-- Exercise brief --
Without the pictures, output the records below word for word.

-- Stored data --

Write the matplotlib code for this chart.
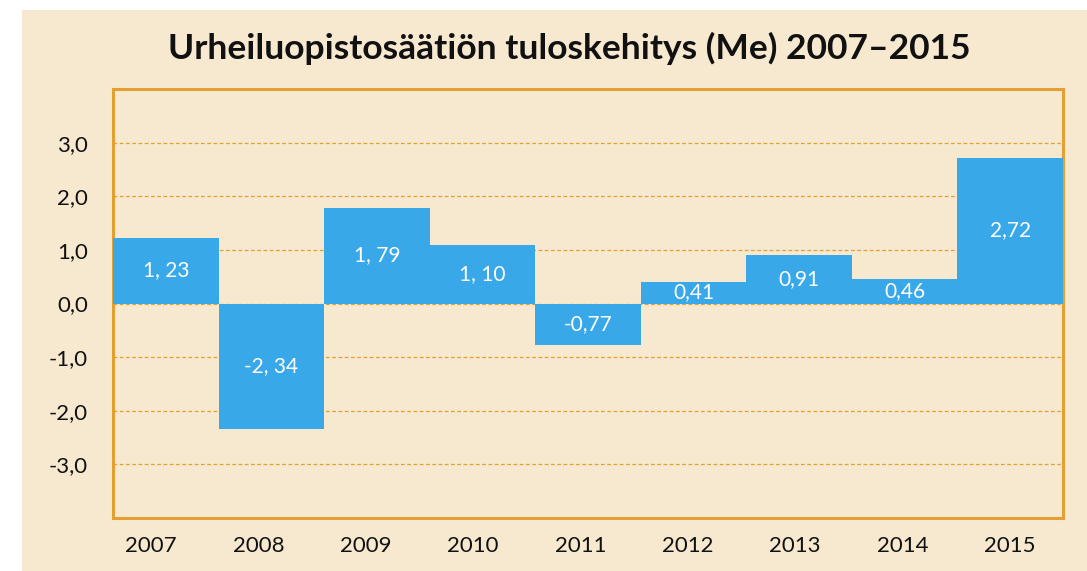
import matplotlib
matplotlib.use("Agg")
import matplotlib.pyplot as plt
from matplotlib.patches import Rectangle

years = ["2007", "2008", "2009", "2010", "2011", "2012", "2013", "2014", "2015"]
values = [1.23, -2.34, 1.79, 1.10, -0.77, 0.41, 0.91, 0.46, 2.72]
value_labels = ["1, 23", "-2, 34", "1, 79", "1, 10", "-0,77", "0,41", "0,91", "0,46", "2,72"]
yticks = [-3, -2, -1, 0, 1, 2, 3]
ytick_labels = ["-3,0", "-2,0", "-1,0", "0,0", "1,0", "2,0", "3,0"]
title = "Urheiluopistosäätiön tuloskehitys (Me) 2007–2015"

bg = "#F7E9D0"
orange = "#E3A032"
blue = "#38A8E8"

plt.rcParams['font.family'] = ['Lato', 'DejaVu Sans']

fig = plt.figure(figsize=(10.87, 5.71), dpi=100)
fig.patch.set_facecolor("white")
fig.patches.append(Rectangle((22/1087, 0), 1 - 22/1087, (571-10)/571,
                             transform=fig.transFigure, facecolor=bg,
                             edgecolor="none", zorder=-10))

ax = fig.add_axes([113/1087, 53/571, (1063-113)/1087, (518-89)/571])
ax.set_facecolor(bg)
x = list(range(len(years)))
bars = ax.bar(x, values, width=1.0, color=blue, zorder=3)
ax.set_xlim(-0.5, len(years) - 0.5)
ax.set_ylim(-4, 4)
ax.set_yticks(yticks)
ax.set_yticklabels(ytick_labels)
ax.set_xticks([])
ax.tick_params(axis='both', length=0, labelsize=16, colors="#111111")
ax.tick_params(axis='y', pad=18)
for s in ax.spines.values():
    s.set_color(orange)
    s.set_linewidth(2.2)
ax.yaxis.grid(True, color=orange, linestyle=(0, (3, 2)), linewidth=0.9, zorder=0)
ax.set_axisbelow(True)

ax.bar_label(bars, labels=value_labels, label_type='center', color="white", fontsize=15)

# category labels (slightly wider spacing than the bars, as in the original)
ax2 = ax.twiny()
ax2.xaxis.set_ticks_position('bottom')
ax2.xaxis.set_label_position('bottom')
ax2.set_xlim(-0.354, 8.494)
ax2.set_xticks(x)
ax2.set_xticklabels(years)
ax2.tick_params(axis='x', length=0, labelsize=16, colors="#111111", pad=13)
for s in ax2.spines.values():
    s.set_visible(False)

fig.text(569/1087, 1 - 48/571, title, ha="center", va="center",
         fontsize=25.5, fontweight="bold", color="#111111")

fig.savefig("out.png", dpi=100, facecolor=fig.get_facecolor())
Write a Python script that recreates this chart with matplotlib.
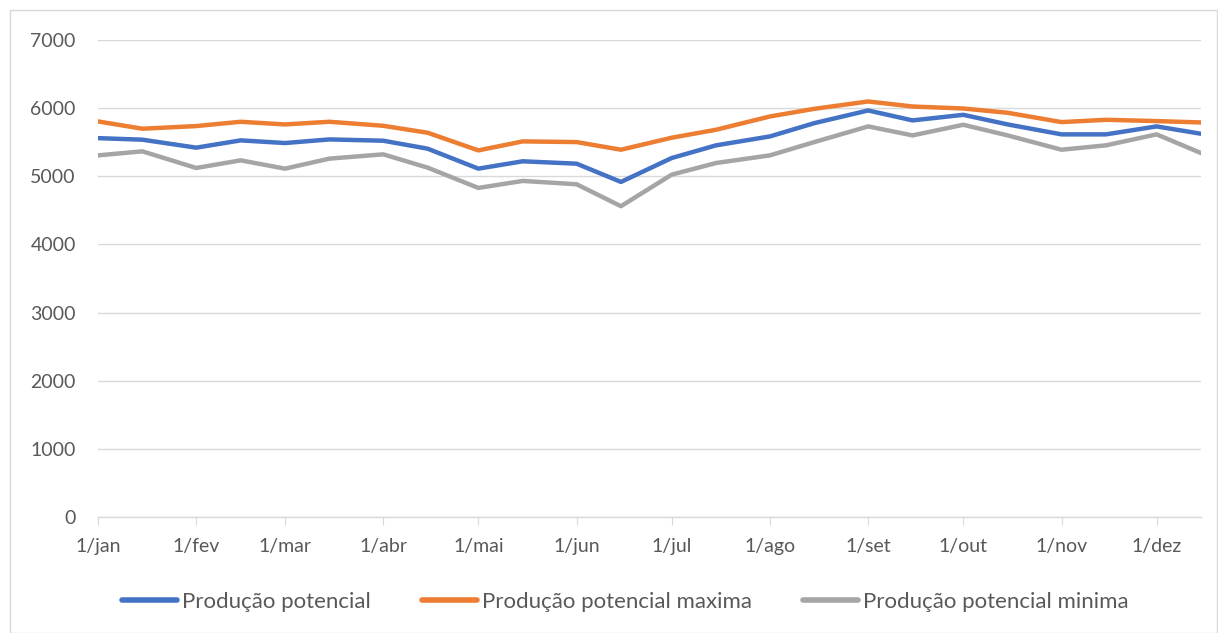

-- The solution --
Write the matplotlib code for this chart.
import matplotlib
matplotlib.use("Agg")
import matplotlib.pyplot as plt
from matplotlib.patches import Rectangle

years = ["2007", "2008", "2009", "2010", "2011", "2012", "2013", "2014", "2015"]
values = [1.23, -2.34, 1.79, 1.10, -0.77, 0.41, 0.91, 0.46, 2.72]
value_labels = ["1, 23", "-2, 34", "1, 79", "1, 10", "-0,77", "0,41", "0,91", "0,46", "2,72"]
yticks = [-3, -2, -1, 0, 1, 2, 3]
ytick_labels = ["-3,0", "-2,0", "-1,0", "0,0", "1,0", "2,0", "3,0"]
title = "Urheiluopistosäätiön tuloskehitys (Me) 2007–2015"

bg = "#F7E9D0"
orange = "#E3A032"
blue = "#38A8E8"

plt.rcParams['font.family'] = ['Lato', 'DejaVu Sans']

fig = plt.figure(figsize=(10.87, 5.71), dpi=100)
fig.patch.set_facecolor("white")
fig.patches.append(Rectangle((22/1087, 0), 1 - 22/1087, (571-10)/571,
                             transform=fig.transFigure, facecolor=bg,
                             edgecolor="none", zorder=-10))

ax = fig.add_axes([113/1087, 53/571, (1063-113)/1087, (518-89)/571])
ax.set_facecolor(bg)
x = list(range(len(years)))
bars = ax.bar(x, values, width=1.0, color=blue, zorder=3)
ax.set_xlim(-0.5, len(years) - 0.5)
ax.set_ylim(-4, 4)
ax.set_yticks(yticks)
ax.set_yticklabels(ytick_labels)
ax.set_xticks([])
ax.tick_params(axis='both', length=0, labelsize=16, colors="#111111")
ax.tick_params(axis='y', pad=18)
for s in ax.spines.values():
    s.set_color(orange)
    s.set_linewidth(2.2)
ax.yaxis.grid(True, color=orange, linestyle=(0, (3, 2)), linewidth=0.9, zorder=0)
ax.set_axisbelow(True)

ax.bar_label(bars, labels=value_labels, label_type='center', color="white", fontsize=15)

# category labels (slightly wider spacing than the bars, as in the original)
ax2 = ax.twiny()
ax2.xaxis.set_ticks_position('bottom')
ax2.xaxis.set_label_position('bottom')
ax2.set_xlim(-0.354, 8.494)
ax2.set_xticks(x)
ax2.set_xticklabels(years)
ax2.tick_params(axis='x', length=0, labelsize=16, colors="#111111", pad=13)
for s in ax2.spines.values():
    s.set_visible(False)

fig.text(569/1087, 1 - 48/571, title, ha="center", va="center",
         fontsize=25.5, fontweight="bold", color="#111111")

fig.savefig("out.png", dpi=100, facecolor=fig.get_facecolor())
Write a Python script that recreates this chart with matplotlib.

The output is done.